Вдруг открываются другие горизонты. Особенно перед женщинами, особенно в странах несправедливой демографии вроде США, где куда больше неприхотливых парней. Ну как, это для нас, мужчин, демография несправедлива, для женщин — наоборот, вроде кармической благодарности: за проклятую двушку, свекровь-сучку и весь Краснодарский край в целом.
Возраст тоже играет роль: чем человек старше, тем жестче шея. Желание гнуться, устраиваясь на новом месте, с каждым годом убывает.
А уж шевелиться там приходится как никогда прежде, и я сейчас не только о работе или быте: самые простые, привычные с детства вещи имеют там другое значение. Христианские, например, ценности, о которых мы слыхом не слыхивали: их добрый самаритянин у нас канает за лоха, а еще они в суде клянутся на Библии, прикинь?
Конечно, есть анклавы вроде Брайтон-Бич, но люди живут там настолько обособленно, что их и эмигрантами язык не повернется назвать, это замкнутая экосистема вроде аквариума. Пусти туда неправильную рыбу, и она сожрет всех остальных. Разладится один элемент — всё повалится.
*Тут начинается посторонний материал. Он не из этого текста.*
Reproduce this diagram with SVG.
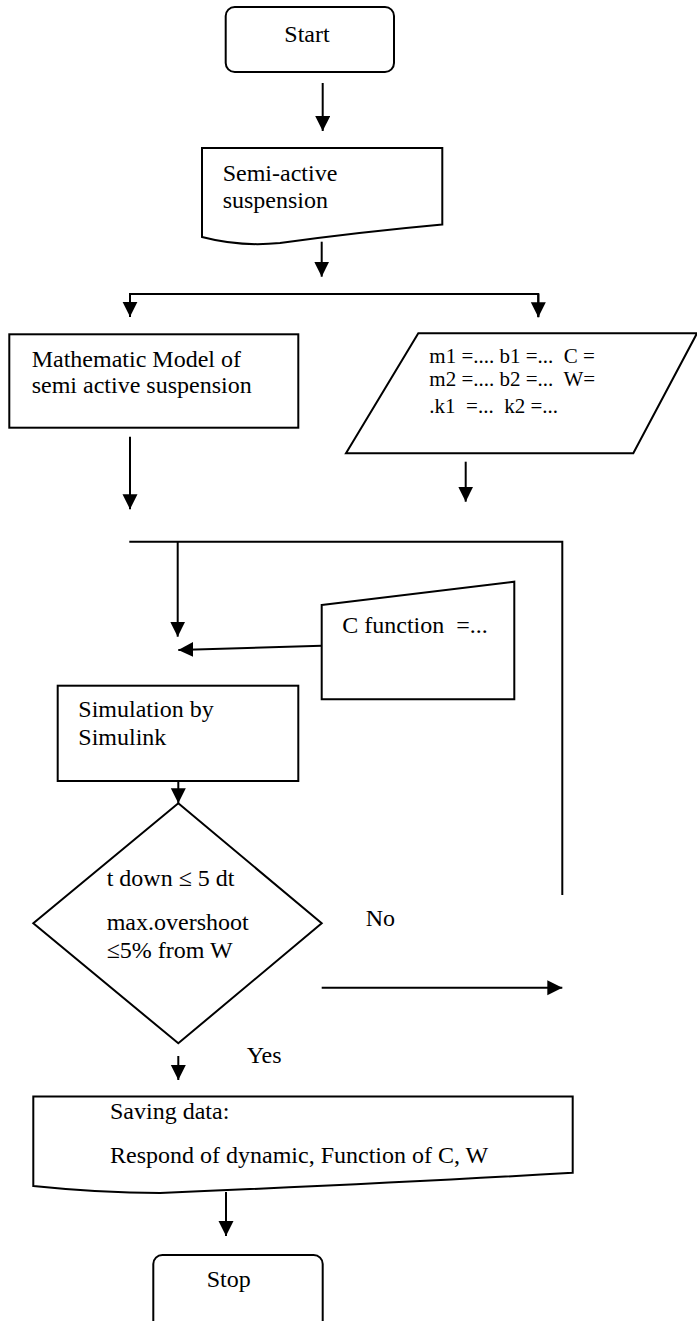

Прошло всего десять лет с первого моего визита в Независимую Республику Брайтон, а я уже вижу ее закат. В магазинах и салонах мобильной связи работают молодые люди во флисовых штанах невиданного здесь раньше фасона, говорящие на смешном русском с акцентом. Это дети последних волн советской эмиграции, их родители упорно разгуливают в спортивных куртецах и покупают мерседесы в сто сороковом кузове. Но детки эти вряд ли надолго задержатся в аквариуме.
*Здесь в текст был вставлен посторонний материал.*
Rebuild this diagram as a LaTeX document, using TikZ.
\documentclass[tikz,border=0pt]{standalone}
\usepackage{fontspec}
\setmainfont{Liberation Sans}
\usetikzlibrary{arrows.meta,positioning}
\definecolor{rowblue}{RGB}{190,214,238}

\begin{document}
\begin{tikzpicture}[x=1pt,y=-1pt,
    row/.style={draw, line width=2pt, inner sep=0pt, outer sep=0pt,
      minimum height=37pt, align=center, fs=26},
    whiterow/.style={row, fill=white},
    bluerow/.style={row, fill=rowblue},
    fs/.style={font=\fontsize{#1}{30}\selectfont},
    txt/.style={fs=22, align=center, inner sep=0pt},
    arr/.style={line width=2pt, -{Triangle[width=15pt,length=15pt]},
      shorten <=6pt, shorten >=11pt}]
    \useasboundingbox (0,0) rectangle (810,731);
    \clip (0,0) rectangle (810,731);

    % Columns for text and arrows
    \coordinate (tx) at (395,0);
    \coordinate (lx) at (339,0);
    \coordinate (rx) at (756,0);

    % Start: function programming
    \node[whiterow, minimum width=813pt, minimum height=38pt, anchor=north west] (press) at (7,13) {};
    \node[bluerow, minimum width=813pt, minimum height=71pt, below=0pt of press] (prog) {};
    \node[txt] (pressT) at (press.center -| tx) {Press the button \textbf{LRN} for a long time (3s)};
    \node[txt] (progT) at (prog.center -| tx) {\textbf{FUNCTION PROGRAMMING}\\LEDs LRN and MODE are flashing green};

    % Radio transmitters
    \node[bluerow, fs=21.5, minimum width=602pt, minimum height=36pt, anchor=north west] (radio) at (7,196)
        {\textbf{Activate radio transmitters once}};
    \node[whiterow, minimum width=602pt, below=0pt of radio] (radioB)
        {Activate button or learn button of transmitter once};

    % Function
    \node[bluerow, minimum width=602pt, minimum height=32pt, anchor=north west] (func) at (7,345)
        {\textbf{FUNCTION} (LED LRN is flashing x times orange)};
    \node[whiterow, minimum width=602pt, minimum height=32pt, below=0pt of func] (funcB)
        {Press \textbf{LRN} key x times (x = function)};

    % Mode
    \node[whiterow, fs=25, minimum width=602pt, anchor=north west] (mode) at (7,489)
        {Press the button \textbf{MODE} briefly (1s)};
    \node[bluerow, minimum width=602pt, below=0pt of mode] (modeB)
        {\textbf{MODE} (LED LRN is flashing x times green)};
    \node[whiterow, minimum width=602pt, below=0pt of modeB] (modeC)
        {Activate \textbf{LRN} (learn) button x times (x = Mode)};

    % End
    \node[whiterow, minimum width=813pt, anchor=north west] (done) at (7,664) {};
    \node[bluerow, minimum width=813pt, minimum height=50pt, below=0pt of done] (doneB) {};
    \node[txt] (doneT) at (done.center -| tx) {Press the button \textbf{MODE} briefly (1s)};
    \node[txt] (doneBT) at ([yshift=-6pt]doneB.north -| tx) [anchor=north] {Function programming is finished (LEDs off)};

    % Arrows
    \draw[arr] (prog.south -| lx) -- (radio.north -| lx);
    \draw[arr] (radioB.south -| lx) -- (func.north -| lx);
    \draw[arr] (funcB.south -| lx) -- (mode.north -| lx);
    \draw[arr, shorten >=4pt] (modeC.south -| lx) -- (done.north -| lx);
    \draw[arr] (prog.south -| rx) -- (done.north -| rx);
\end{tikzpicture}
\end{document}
Эмиграция — это искусство быть никем. Особенно в местах вроде Америки, которая имеет дурную привычку смешивать человека с пылью просто из-за своего размера. Кто ездил по Штатам, знает ощущение собственного ничтожества на фоне Большого каньона.
Желание быть кем-то в Америке острее колики, потому что свести себя к простой единице населения страны в 350 миллионов человек очень трудно. В эмиграции выиграет тот, у кого эго меньше. Этот не будет крутить носом, впадать в апатию и брюзжать. Мы, между прочим, во всех этих делах практически профессионалы. Вольно было Синатре петь “if you will make it there, you’ll make it anywhere”, но попробуйте выбиться куда-либо в Америке, если кругом миллионы таких же, как вы.
Забыть всё, что вы собой представляли дома и построить другого человека на руинах. Если вы способны на это, то смело переезжайте.
Беда только в том, что большинство из нас очень плохо знакомы именно с собой, не понимают истинных желаний и мотивов своих поступков. У меня, например, ушло лет шесть на то, чтобы понять, зачем я сам уехал, а причины оказались — одна нелепее другой. Змея-поговорка «от себя не убежишь», к несчастью, рано или поздно поднимает свою уродливую голову. Пять-шесть лет на чужбине — и подлый «истинный человек», которого долго заваливали деньгами, обставляли кожаными диванами и возили по курортам Карибов, просыпается и начинает отравлять эмигранту жизнь ностальгией и сомнениями. Я перестал читать колонки на тему «Как я прекрасно уехал, и всем привет» именно потому, что пишут их люди на второй, от силы третий год эмиграции. Старослужащие обычно помалкивают.